Free Form Apple and Pear Tart

This dessert won second place at the 2018 World Food Championships and is a delicious addition to any menu or table.

Pairs well with Brown Butter Salted Caramel or Butter Caramel and Cinnamon Chantilly (below).

Recipe Provided By: Cindy Hawkins, Circle City Sweets, Indianapolis, IN

Yield: 6 servings
Prep time: 60 minutes
Cooking time: 30 minutes
Total time: 90 minutes


Tart Dough

  • 4 oz. (113 g) Plugrá® European Style Butter, unsalted
  • 1 cup (125 g) all-purpose flour
  • 1/2 tsp. (3 g) salt
  • 2-3 tbsp. (45 g) water, cold


  • 1 lb. (454 g) apples, peeled, cored, and cut into wedges
  • 1 lb. (454 g) firm pears, peeled, cored, and cut into wedges
  • 1 tbsp. (14 g) Plugrá® European Style Butter, unsalted
  • 2 tbsp. (25 g) granulated sugar
  • Dash (0.5 g) cinnamon
  • 2 tbsp. (30 g) apple brandy
  • 1 tbsp. (15 g) vanilla bean paste

Cinnamon Chantilly

Yield: 1 cup

  • 1/2 cup (112 g) heavy cream
  • 1 tbsp. (8 g) confectioner’s sugar
  • 1/4 tsp. (7 g) cinnamon


Tart Dough

  1. Cut the butter into small pieces. Place the butter, flour and salt into the bowl of an electric mixer and mix on low speed until mixture resembles a coarse meal.
  2. Drizzle with the water and mix on low until the dough just comes together. Remove from bowl and press into a disk. Cover with plastic wrap and refrigerate while making filling.

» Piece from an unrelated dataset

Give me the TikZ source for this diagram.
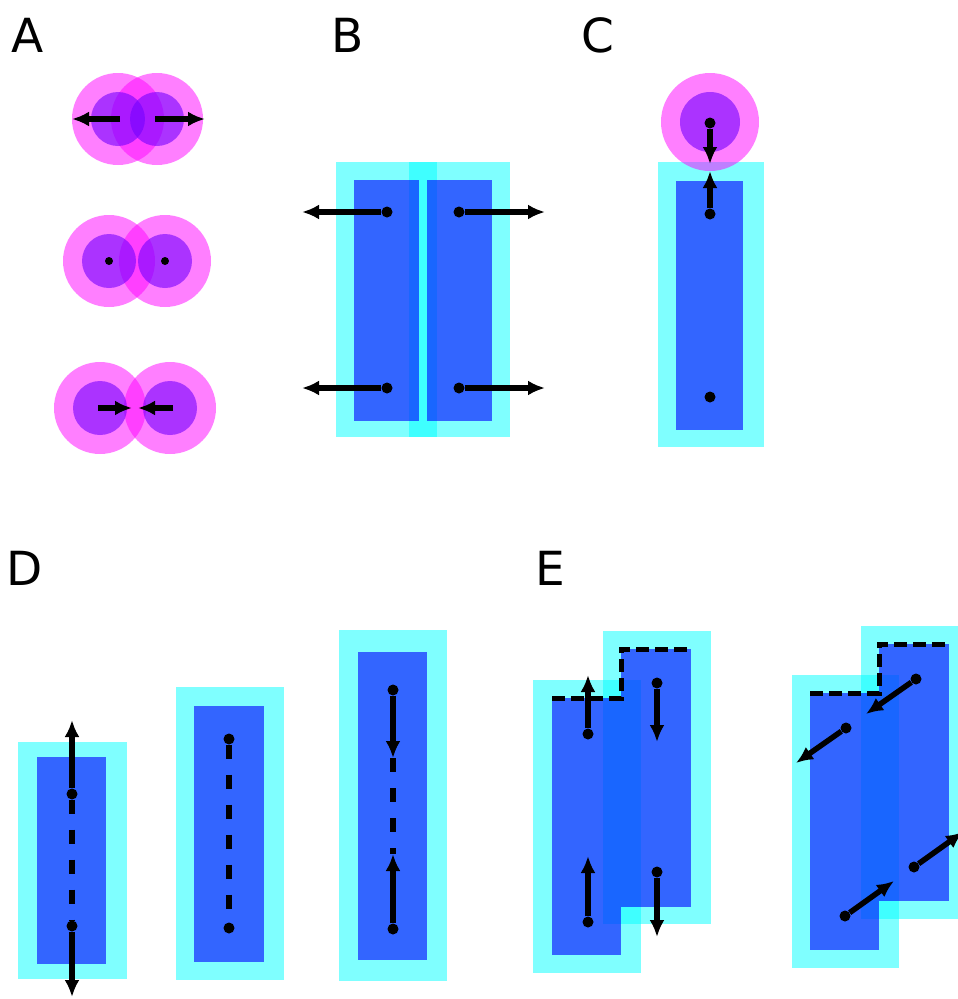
\documentclass[tikz,border=0pt]{standalone}
\usepackage{fontspec}
\setsansfont{DejaVu Sans}
\usepackage{tikz}
\usetikzlibrary{arrows.meta,positioning}
\definecolor{halocol}{rgb}{0,1,1}
\definecolor{corecol}{rgb}{0,0,1}
\definecolor{shellcol}{rgb}{1,0,1}
\definecolor{nucleuscol}{rgb}{0.45,0,1}
\tikzstyle{halo} = [fill=halocol, fill opacity=0.5]
\tikzstyle{core} = [fill=corecol, fill opacity=0.6]
\tikzstyle{shell} = [fill=shellcol, fill opacity=0.5]
\tikzstyle{nucleus} = [fill=nucleuscol, fill opacity=0.6]
\tikzstyle{force} = [draw, line width=5.5pt, -{Latex[length=17pt,width=15pt]}]
\tikzstyle{bond} = [draw, line width=5.5pt, dash pattern=on 14pt off 16pt]
\tikzstyle{rim} = [draw, line width=5pt, dash pattern=on 13pt off 6pt]
\tikzstyle{site} = [circle, fill=black, inner sep=0pt, minimum size=11pt]
\tikzstyle{panel} = [anchor=base west, inner sep=0pt, font=\sffamily\fontsize{47}{50}\selectfont]

\begin{document}
\begin{tikzpicture}[x=1pt, y=-1pt]
  \useasboundingbox (0,0) rectangle (958,999);
  \clip (0,0) rectangle (958,999);

  % panel letters
  \node[panel] (lA) at (11,52)  {A};
  \node[panel] (lB) at (331,52) {B};
  \node[panel] (lC) at (581,52) {C};
  \node[panel] (lD) at (6,585)  {D};
  \node[panel] (lE) at (535,585) {E};

  % cyan halos go down first, blue cores over them
  \fill[halo] (336,162) rectangle (437,437);
  \fill[halo] (409,162) rectangle (510,437);
  \fill[halo] (658,162) rectangle (764,447);
  \fill[halo] (18,742)  rectangle (127,979);
  \fill[halo] (176,687) rectangle (284,980);
  \fill[halo] (339,630) rectangle (447,981);
  \fill[halo] (533,680) rectangle (641,973);
  \fill[halo] (603,631) rectangle (711,924);
  \fill[halo] (792,675) rectangle (899,968);
  \fill[halo] (861,626) rectangle (967,919);

  \fill[core] (354,180) rectangle (419,421);
  \fill[core] (427,180) rectangle (492,421);
  \fill[core] (676,181) rectangle (743,430);
  \fill[core] (37,757)  rectangle (106,964);
  \fill[core] (194,706) rectangle (264,962);
  \fill[core] (358,652) rectangle (427,960);
  \fill[core] (552,698) rectangle (621,955);
  \fill[core] (621,649) rectangle (691,907);
  \fill[core] (810,693) rectangle (879,950);
  \fill[core] (879,644) rectangle (949,901);

  % pink shells with purple nuclei
  \fill[shell] (118,119) circle (46pt);
  \fill[shell] (157,119) circle (46pt);
  \fill[shell] (109,261) circle (46pt);
  \fill[shell] (165,261) circle (46pt);
  \fill[shell] (100,408) circle (46pt);
  \fill[shell] (170,408) circle (46pt);
  \fill[shell] (710,122) circle (49pt);

  \fill[nucleus] (118,119) circle (27pt);
  \fill[nucleus] (157,119) circle (27pt);
  \fill[nucleus] (109,261) circle (27pt);
  \fill[nucleus] (165,261) circle (27pt);
  \fill[nucleus] (100,408) circle (27pt);
  \fill[nucleus] (170,408) circle (27pt);
  \fill[nucleus] (710,122) circle (30pt);

  % A
  \coordinate (a1) at (120,119); \coordinate (a1t) at (72,119);
  \coordinate (a2) at (155,119); \coordinate (a2t) at (205,119);
  \node[site, minimum size=8pt] (a3) at (109,261) {};
  \node[site, minimum size=8pt] (a4) at (165,261) {};
  \coordinate (a5) at (98,408);  \coordinate (a5t) at (132,408);
  \coordinate (a6) at (173,408); \coordinate (a6t) at (138,408);
  \draw[force] (a1) -- (a1t);
  \draw[force] (a2) -- (a2t);
  \draw[force] (a5) -- (a5t);
  \draw[force] (a6) -- (a6t);

  % B
  \node[site] (b1) at (387,212) {}; \coordinate (b1t) at (302,212);
  \node[site] (b2) at (459,212) {}; \coordinate (b2t) at (545,212);
  \node[site] (b3) at (387,388) {}; \coordinate (b3t) at (302,388);
  \node[site] (b4) at (459,388) {}; \coordinate (b4t) at (545,388);
  \draw[force] (b1) -- (b1t);
  \draw[force] (b2) -- (b2t);
  \draw[force] (b3) -- (b3t);
  \draw[force] (b4) -- (b4t);

  % C
  \node[site] (c1) at (710,123) {}; \coordinate (c1t) at (710,164);
  \node[site] (c2) at (710,214) {}; \coordinate (c2t) at (710,171);
  \node[site] (c3) at (710,397) {};
  \draw[force] (c1) -- (c1t);
  \draw[force] (c2) -- (c2t);

  % D
  \node[site] (d1) at (72,794) {};  \coordinate (d1t) at (72,720);
  \node[site] (d2) at (72,926) {};  \coordinate (d2t) at (72,997);
  \draw[force] (d1) -- (d1t);
  \draw[force] (d2) -- (d2t);
  \draw[bond] (d1) -- (d2);

  \node[site] (d3) at (229,739) {};
  \node[site] (d4) at (229,928) {};
  \draw[bond] (d3) -- (d4);

  \node[site] (d5) at (393,690) {}; \coordinate (d5t) at (393,758);
  \node[site] (d6) at (393,929) {}; \coordinate (d6t) at (393,854);
  \draw[force] (d5) -- (d5t);
  \draw[force] (d6) -- (d6t);
  \draw[bond] (d5t) -- (d6t);

  % E
  \draw[rim] (552,698) -| (621,649) -- (691,649);
  \draw[rim] (810,693) -| (879,644) -- (949,644);

  \node[site] (e1) at (588,734) {}; \coordinate (e1t) at (588,675);
  \node[site] (e2) at (588,922) {}; \coordinate (e2t) at (588,856);
  \node[site] (e3) at (657,683) {}; \coordinate (e3t) at (657,742);
  \node[site] (e4) at (657,872) {}; \coordinate (e4t) at (657,937);
  \draw[force] (e1) -- (e1t);
  \draw[force] (e2) -- (e2t);
  \draw[force] (e3) -- (e3t);
  \draw[force] (e4) -- (e4t);

  \node[site] (e5) at (916,679) {}; \coordinate (e5t) at (866,714);
  \node[site] (e6) at (846,728) {}; \coordinate (e6t) at (796,763);
  \node[site] (e7) at (845,916) {}; \coordinate (e7t) at (894,881);
  \node[site] (e8) at (914,867) {}; \coordinate (e8t) at (963,832);
  \draw[force] (e5) -- (e5t);
  \draw[force] (e6) -- (e6t);
  \draw[force] (e7) -- (e7t);
  \draw[force] (e8) -- (e8t);
\end{tikzpicture}
\end{document}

  1. Preheat oven to 350°F. Place a non-stick baking mat onto a baking sheet or line the sheet with parchment paper.
  2. Melt the butter in a large skillet over medium-high heat until hot. Add the apples and pears and sauté until they are browned on both sides, about 10 minutes. Carefully stir in the sugar, cinnamon and brandy as brandy may ignite. Cook an additional 10 minutes or until the fruit is tender.  Remove from heat and stir in the vanilla.
  3. Remove the tart dough from the refrigerator and roll into a 12-inch circle on a lightly floured surface. Transfer the dough to the prepared baking sheet and shingle the cooked fruit onto the dough in concentric circles. Drizzle with any cooking liquids remaining in the skillet over the fruit.  Fold the edges of the tart dough over the filling.
  4. Bake for 30 to 35 minutes or until the tart has browned. Remove from oven and let rest for 15 minutes. Serve warm or at room temperature.


If the brandy ignites, turn off your burner and wait a minute or two for the alcohol to burn off before continuing cooking.   Turning the burner off for a few minutes before adding the brandy will reduce the chance it will ignite.

Cinnamon Chantilly

  1. Combine the cream, sugar and cinnamon in the bowl of an electric mixer fitted with the whisk attachment. Whip on high until cream forms firm peaks.